3D super-resolution microscopy reflects mitochondrial cristae alternations and mtDNA nucleoid size and distribution

3D super-resolution microscopy based on the direct stochastic optical reconstruction microscopy (dSTORM) with primary Alexa-Fluor-647-conjugated antibodies is a powerful method for accessing changes of objects that could be normally resolved only by electron microscopy. Despite the fact that mitochondrial cristae yet to become resolved, we have indicated changes in cristae width and/or morphology by dSTORM of ATP-synthase F1 subunit α (F1α). Obtained 3D images were analyzed with the help of Ripleys K-function modeling spatial patterns or transferring them into distance distribution function. Resulting histograms of distances frequency distribution provide most frequent distances (MFD) between the localized single antibody molecules. In fasting state of model pancreatic β-cells, INS-1E, MFD between F1α were ~80 nm at 0 and 3 mM glucose, whereas decreased to 61 nm and 57 nm upon glucose-stimulated insulin secretion (GSIS) at 11 mM and 20 mM glucose, respectively. Shorter F1α interdistances reflected cristae width decrease upon GSIS, since such repositioning of F1α correlated to average 20 nm and 15 nm cristae width at 0 and 3 mM glucose, and 9 nm or 8 nm after higher glucose simulating GSIS (11, 20 mM glucose, respectively). Also, submitochondrial entities such as nucleoids of mtDNA were resolved e.g. after bromo-deoxyuridine (BrDU) pretreatment using anti-BrDU dSTORM. MFD in distances distribution histograms reflected an average nucleoid diameter (<100 nm) and average distances between nucleoids (~1000 nm). Double channel PALM/dSTORM with Eos-lactamase-β plus anti-TFAM dSTORM confirmed the latter average inter-nucleoid distance. In conclusion, 3D single molecule (dSTORM) microscopy is a reasonable tool for studying mitochondrion.
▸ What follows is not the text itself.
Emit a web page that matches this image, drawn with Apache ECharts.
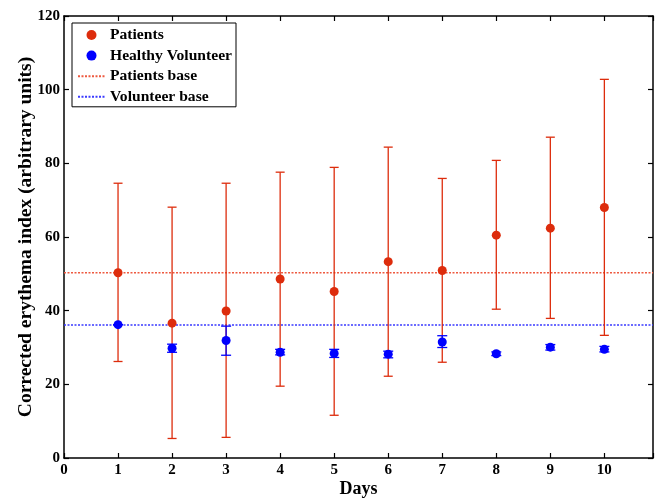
<!DOCTYPE html>
<html>
<head>
<meta charset="utf-8">
<script src="https://cdn.jsdelivr.net/npm/echarts@6/dist/echarts.min.js"></script>
<style>html,body{margin:0;padding:0;background:#fff}#c{width:664px;height:499px}</style>
</head>
<body>
<div id="c"></div>
<script>
var days = [1, 2, 3, 4, 5, 6, 7, 8, 9, 10];
var patientsMean = [50.3, 36.6, 39.9, 48.6, 45.2, 53.3, 50.9, 60.5, 62.4, 68.0];
var patientsUpper = [74.6, 68.1, 74.6, 77.6, 78.9, 84.4, 75.9, 80.8, 87.1, 102.8];
var patientsLower = [26.2, 5.3, 5.6, 19.5, 11.6, 22.2, 26.0, 40.4, 37.9, 33.3];
var volMean = [36.2, 29.8, 31.9, 28.7, 28.4, 28.2, 31.5, 28.3, 30.1, 29.5];
var volUpper = [36.2, 30.9, 35.8, 29.5, 29.5, 29.0, 33.2, 28.8, 30.8, 30.3];
var volLower = [36.2, 28.7, 27.9, 28.0, 27.3, 27.2, 30.0, 27.8, 29.3, 28.8];
var patientsBase = 50.3;
var volunteerBase = 36.1;
var xTicks = [0, 1, 2, 3, 4, 5, 6, 7, 8, 9, 10];

var RED = '#dd2c0c';
var BLUE = '#0000ff';
var FONT = 'Liberation Serif';

function errData(lo, hi) {
  return days.map(function (d, i) { return [d, lo[i], hi[i]]; });
}
function errRender(color, half) {
  return function (params, api) {
    var x = api.value(0);
    var lo = api.coord([x, api.value(1)]);
    var hi = api.coord([x, api.value(2)]);
    var st = { stroke: color, lineWidth: 1.3 };
    return {
      type: 'group',
      children: [
        { type: 'line', shape: { x1: lo[0], y1: lo[1], x2: hi[0], y2: hi[1] }, style: st },
        { type: 'line', shape: { x1: lo[0] - half, y1: lo[1], x2: lo[0] + half, y2: lo[1] }, style: st },
        { type: 'line', shape: { x1: hi[0] - half, y1: hi[1], x2: hi[0] + half, y2: hi[1] }, style: st }
      ]
    };
  };
}

var chart = echarts.init(document.getElementById('c'), null, { renderer: 'canvas' });
var axisLine = { show: true, onZero: false, lineStyle: { color: '#000', width: 1.5 } };
var tickStyle = { show: true, inside: true, length: 5, lineStyle: { color: '#000', width: 1.2 } };
chart.setOption({
  animation: false,
  backgroundColor: '#fff',
  grid: { left: 64, top: 16, right: 11, bottom: 41, containLabel: false, outerBoundsMode: 'none' },
  legend: {
    orient: 'vertical',
    left: 72, top: 23,
    padding: [4, 4, 2, 5],
    itemGap: 4.6,
    itemWidth: 27, itemHeight: 10,
    borderColor: '#000', borderWidth: 1,
    backgroundColor: '#fff',
    textStyle: { fontFamily: FONT, fontWeight: 'bold', fontSize: 15.6, color: '#000', lineHeight: 15.5 },
    data: [
      { name: 'Patients', icon: 'circle' },
      { name: 'Healthy Volunteer', icon: 'circle' },
      { name: 'Patients base', itemStyle: { opacity: 0 } },
      { name: 'Volunteer base', itemStyle: { opacity: 0 } }
    ]
  },
  xAxis: [{
    type: 'value', min: 0, max: 10.9, interval: 1,
    name: 'Days', nameLocation: 'middle', nameGap: 22, nameMoveOverlap: false,
    nameTextStyle: { fontFamily: FONT, fontWeight: 'bold', fontSize: 18, color: '#000' },
    axisLine: axisLine, axisTick: tickStyle, splitLine: { show: false },
    axisLabel: {
      fontFamily: FONT, fontWeight: 'bold', fontSize: 15, color: '#000', margin: 5,
      formatter: function (v) { return xTicks.indexOf(v) >= 0 ? String(v) : ''; }
    }
  }, {
    type: 'value', min: 0, max: 10.9, interval: 1, position: 'top',
    axisLine: axisLine, axisTick: tickStyle, axisLabel: { show: false }, splitLine: { show: false }
  }],
  yAxis: [{
    type: 'value', min: 0, max: 120, interval: 20,
    name: 'Corrected erythema index (arbitrary units)', nameLocation: 'middle', nameGap: 28.5, nameMoveOverlap: false,
    nameTextStyle: { fontFamily: FONT, fontWeight: 'bold', fontSize: 19.5, color: '#000' },
    axisLine: axisLine, axisTick: tickStyle, splitLine: { show: false },
    axisLabel: { fontFamily: FONT, fontWeight: 'bold', fontSize: 15, color: '#000', margin: 4 }
  }, {
    type: 'value', min: 0, max: 120, interval: 20, position: 'right',
    axisLine: axisLine, axisTick: tickStyle, axisLabel: { show: false }, splitLine: { show: false }
  }],
  series: [
    {
      name: 'Patients base', type: 'line', showSymbol: false, symbol: 'none',
      data: [[0, patientsBase], [10.9, patientsBase]],
      lineStyle: { color: '#ee5a40', width: 1.5, type: [2, 1.5] }, itemStyle: { color: '#ee5a40' }, z: 1
    },
    {
      name: 'Volunteer base', type: 'line', showSymbol: false, symbol: 'none',
      data: [[0, volunteerBase], [10.9, volunteerBase]],
      lineStyle: { color: '#3a3aff', width: 1.5, type: [2, 1.5] }, itemStyle: { color: '#3a3aff' }, z: 1
    },
    {
      name: 'PatErr', type: 'custom', renderItem: errRender(RED, 4.5),
      data: errData(patientsLower, patientsUpper), z: 2, silent: true
    },
    {
      name: 'VolErr', type: 'custom', renderItem: errRender(BLUE, 5),
      data: errData(volLower, volUpper), z: 3, silent: true
    },
    {
      name: 'Patients', type: 'scatter', symbol: 'circle', symbolSize: 9,
      data: days.map(function (d, i) { return [d, patientsMean[i]]; }),
      itemStyle: { color: RED, opacity: 1 }, z: 4
    },
    {
      name: 'Healthy Volunteer', type: 'scatter', symbol: 'circle', symbolSize: 9,
      data: days.map(function (d, i) { return [d, volMean[i]]; }),
      itemStyle: { color: BLUE, opacity: 1 }, z: 5
    }
  ]
});
</script>
</body>
</html>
Superoxide Generation, Bioenergetics Parameters, and Mitochondrial Morphology in Insulinoma INS-1E Cells upon Glucose Addition and ATPase Inhibitory Factor (IF1) Knockdown

We studied mitochondrial superoxide formation under conditions when the respiration substrates suddenly increase upon glucose addition, hence one might expect the elevated superoxide formation. We aimed to study this situation also while determining the concomitant bioenergetics responses. We have clearly demonstrated that mitochondria as the glucose sensor in pancreatic β-cells do decrease superoxide release to the matrix upon GSIS. To correlate resulting changes in surplus superoxide release to the matrix with bioenergetics parameters, we also inspected respiration and mitochondrial membrane potential ΔΨm. The employed 14 mM incremental glucose in cells cultivated with 11 mM glucose induced a small respiration elevation resulting in a slight non-significant increase in ratio of state 3/state 4 respiration. We further confirmed presence of the ATPase Inhibitory Factor 1, IF1, in pancreatic beta cells and studied its role in superoxide generation, regulation of bioenergetics parameters and mitochondrial architecture in INS1E cells.